Requirement: Locate the word "this" in the entries below, then gather every line that holds it.

#### Record excerpts

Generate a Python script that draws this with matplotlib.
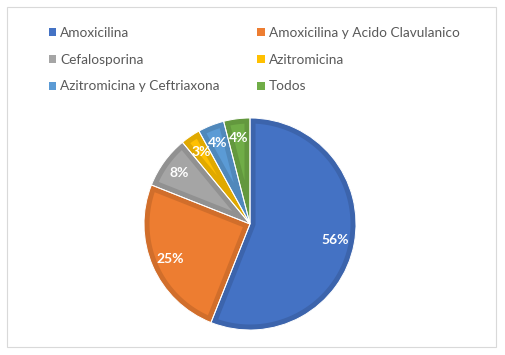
import matplotlib
matplotlib.use("Agg")
import numpy as np
import matplotlib.pyplot as plt
from matplotlib.patches import Rectangle, Polygon
import matplotlib.colors as mcolors

categories = ["Amoxicilina", "Amoxicilina y Acido Clavulanico", "Cefalosporina",
              "Azitromicina", "Azitromicina y Ceftriaxona", "Todos"]
values = [56, 25, 8, 3, 4, 4]
colors = ["#4472C4", "#ED7D31", "#A5A5A5", "#FFC000", "#5B9BD5", "#70AD47"]

plt.rcParams['font.family'] = ['Lato', 'DejaVu Sans']

W, H = 505, 355
fig = plt.figure(figsize=(W / 100, H / 100), dpi=100)
fig.patch.set_facecolor("white")

# chart border
fig.patches.append(Rectangle((7 / W, 1 - 347 / H), (496 - 7) / W, (347 - 7) / H,
                             transform=fig.transFigure, fill=False,
                             edgecolor="#D9D9D9", linewidth=0.8))

cx, cy, r = 250, 224, 106
ax = fig.add_axes([(cx - r) / W, (H - cy - r) / H, 2 * r / W, 2 * r / H])

def darker(c, f=0.88):
    rgb = mcolors.to_rgb(c)
    return tuple(v * f for v in rgb)

# outer wedges in the darker border colour
wedges, texts, autotexts = ax.pie(values, colors=[darker(c) for c in colors],
                                  startangle=90, counterclock=False,
                                  autopct=lambda p: f"{p:.0f}%", pctdistance=0.82,
                                  radius=1.0, wedgeprops=dict(linewidth=0),
                                  textprops=dict(color="white", fontsize=10, fontweight="bold"))

# inset fill of each wedge (uniform border width d)
d = 0.052
R2 = 1 - d
for w, c in zip(wedges, colors):
    t1, t2 = np.radians(w.theta1), np.radians(w.theta2)
    half = (t2 - t1) / 2
    da = np.arcsin(d / R2)
    a = np.linspace(t1 + da, t2 - da, 120)
    pts = list(zip(R2 * np.cos(a), R2 * np.sin(a)))
    tb = d / np.sin(half)
    mid = t1 + half
    pts.append((tb * np.cos(mid), tb * np.sin(mid)))
    ax.add_patch(Polygon(pts, closed=True, facecolor=c, edgecolor="none", zorder=2))

# thin white separators
ax.pie(values, colors=["none"] * len(values), startangle=90, counterclock=False,
       radius=1.0, wedgeprops=dict(linewidth=0.7, edgecolor="white", fill=False, zorder=3))
for t in autotexts:
    t.set_zorder(5)
ax.set_xlim(-1, 1)
ax.set_ylim(-1, 1)
ax.set_aspect("equal")
ax.axis("off")

order = [0, 2, 4, 1, 3, 5]
handles = [Rectangle((0, 0), 1, 1, facecolor=colors[i], edgecolor="none") for i in order]
fig.legend(handles, [categories[i] for i in order],
           ncol=2, loc="upper left", bbox_to_anchor=(39 / W, 1 - 17 / H),
           frameon=False, fontsize=9.8, labelcolor="#595959",
           handlelength=0.55, handleheight=0.55, handletextpad=0.3,
           columnspacing=2.75, labelspacing=1.1, borderpad=0.2)

fig.savefig("out.png", dpi=100)
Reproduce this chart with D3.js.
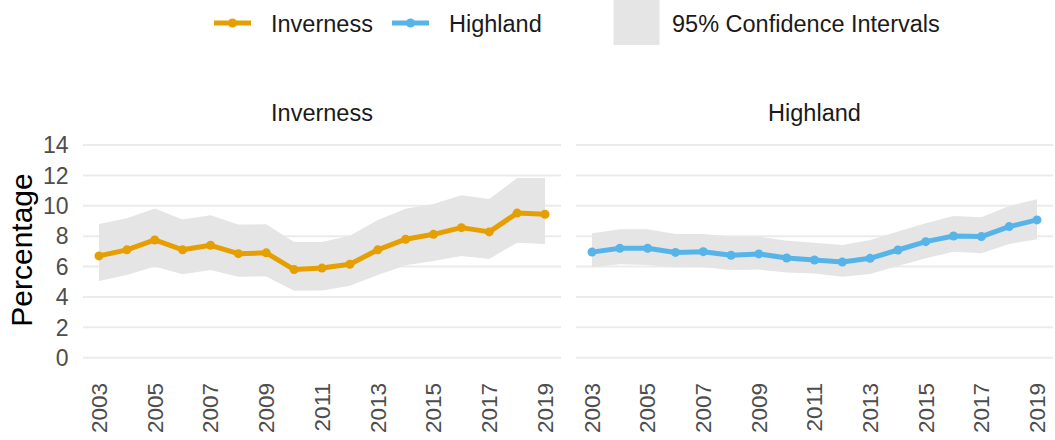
<!DOCTYPE html>
<html>
<head>
<meta charset="utf-8">
<script src="https://cdn.jsdelivr.net/npm/d3@7"></script>
<style>
  html, body { margin: 0; padding: 0; background: #ffffff; }
  svg { display: block; font-family: "Liberation Sans", Arial, sans-serif; }
</style>
</head>
<body>
<svg id="chart" width="1055" height="440"></svg>
<script>
// ---- data ----
const years = [2003,2004,2005,2006,2007,2008,2009,2010,2011,2012,2013,2014,2015,2016,2017,2018,2019];
const invernessValue = [6.7,7.1,7.75,7.1,7.4,6.85,6.9,5.8,5.9,6.15,7.1,7.8,8.12,8.56,8.28,9.52,9.44];
const invernessLower = [5.05,5.45,6.0,5.5,5.77,5.33,5.35,4.4,4.42,4.73,5.44,6.08,6.37,6.7,6.5,7.57,7.48];
const invernessUpper = [8.8,9.18,9.82,9.1,9.37,8.76,8.78,7.62,7.62,8.03,9.07,9.8,10.12,10.7,10.45,11.82,11.82];
const highlandValue = [6.95,7.2,7.2,6.93,6.98,6.74,6.83,6.56,6.43,6.3,6.54,7.09,7.64,8.01,7.97,8.63,9.07];
const highlandLower = [5.95,6.15,6.1,5.93,5.95,5.77,5.8,5.6,5.55,5.33,5.51,6.04,6.54,6.98,6.87,7.49,7.79];
const highlandUpper = [8.19,8.45,8.45,8.14,8.14,7.97,7.97,7.7,7.57,7.42,7.75,8.3,8.85,9.33,9.24,9.99,10.43];
const yTicks = [0,2,4,6,8,10,12,14];
const xTickLabels = [2003,2005,2007,2009,2011,2013,2015,2017,2019];
const panelNames = ["Inverness","Highland"];
const seriesColors = ["#E69F00","#56B4E9"];
const ciLabel = "95% Confidence Intervals";
const yTitle = "Percentage";

const panels = [
  {name: panelNames[0], color: seriesColors[0], value: invernessValue, lower: invernessLower, upper: invernessUpper, x0: 83, x1: 561},
  {name: panelNames[1], color: seriesColors[1], value: highlandValue, lower: highlandLower, upper: highlandUpper, x0: 576, x1: 1053}
];

const svg = d3.select("#chart");
const y = d3.scaleLinear().domain([0,14]).range([357.7,145]);

const gridColor = "#ebebeb";
const ciColor = "#e5e5e5";
const tickColor = "#4d4d4d";
const textColor = "#1a1a1a";

panels.forEach((p, i) => {
  const x = d3.scaleLinear().domain([2003,2019]).range([p.x0 + 16, p.x1 - 16]);
  const g = svg.append("g");

  // gridlines
  g.selectAll("line.grid").data(yTicks).enter().append("line")
    .attr("x1", p.x0).attr("x2", p.x1)
    .attr("y1", d => y(d)).attr("y2", d => y(d))
    .attr("stroke", gridColor).attr("stroke-width", 2);

  const rows = years.map((yr, k) => ({yr, v: p.value[k], lo: p.lower[k], hi: p.upper[k]}));

  // CI ribbon
  g.append("path").datum(rows)
    .attr("d", d3.area().x(d => x(d.yr)).y0(d => y(d.lo)).y1(d => y(d.hi)))
    .attr("fill", ciColor);

  // line
  g.append("path").datum(rows)
    .attr("d", d3.line().x(d => x(d.yr)).y(d => y(d.v)))
    .attr("fill", "none").attr("stroke", p.color)
    .attr("stroke-width", 5).attr("stroke-linejoin", "round");

  // points
  g.selectAll("circle").data(rows).enter().append("circle")
    .attr("cx", d => x(d.yr)).attr("cy", d => y(d.v))
    .attr("r", 4.5).attr("fill", p.color);

  // strip title
  g.append("text")
    .attr("x", (p.x0 + p.x1) / 2).attr("y", 121)
    .attr("text-anchor", "middle")
    .attr("font-size", 23.5).attr("fill", textColor)
    .text(p.name);

  // x tick labels (rotated)
  g.selectAll("text.xt").data(xTickLabels).enter().append("text")
    .attr("class", "xt")
    .attr("transform", d => `translate(${x(d) + 7.8},383) rotate(-90)`)
    .attr("text-anchor", "end")
    .attr("font-size", 22.5).attr("fill", tickColor)
    .text(d => d);

  // y tick labels (left panel only)
  if (i === 0) {
    g.selectAll("text.yt").data(yTicks).enter().append("text")
      .attr("class", "yt")
      .attr("x", 68.5).attr("y", d => y(d) + 8.2)
      .attr("text-anchor", "end")
      .attr("font-size", 23).attr("fill", tickColor)
      .text(d => d);
  }
});

// y axis title
svg.append("text")
  .attr("transform", "translate(32,250) rotate(-90)")
  .attr("text-anchor", "middle")
  .attr("font-size", 30).attr("fill", "#000")
  .text(yTitle);

// legend
const legend = svg.append("g");
const legendItems = [
  {name: panelNames[0], color: seriesColors[0], lx: 214, tx: 271},
  {name: panelNames[1], color: seriesColors[1], lx: 392, tx: 449}
];
legendItems.forEach(it => {
  legend.append("line")
    .attr("x1", it.lx).attr("x2", it.lx + 37)
    .attr("y1", 23).attr("y2", 23)
    .attr("stroke", it.color).attr("stroke-width", 5);
  legend.append("circle")
    .attr("cx", it.lx + 18.5).attr("cy", 23).attr("r", 4.5)
    .attr("fill", it.color);
  legend.append("text")
    .attr("x", it.tx).attr("y", 31.5)
    .attr("font-size", 23.5).attr("fill", textColor)
    .text(it.name);
});
legend.append("rect")
  .attr("x", 613.5).attr("y", 0).attr("width", 46).attr("height", 45)
  .attr("fill", ciColor);
legend.append("text")
  .attr("x", 672).attr("y", 31.5)
  .attr("font-size", 23.5).attr("fill", textColor)
  .text(ciLabel);
</script>
</body>
</html>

########

Completed exercise:
Generate a Python script that draws this with matplotlib.
Reproduce this chart with D3.js.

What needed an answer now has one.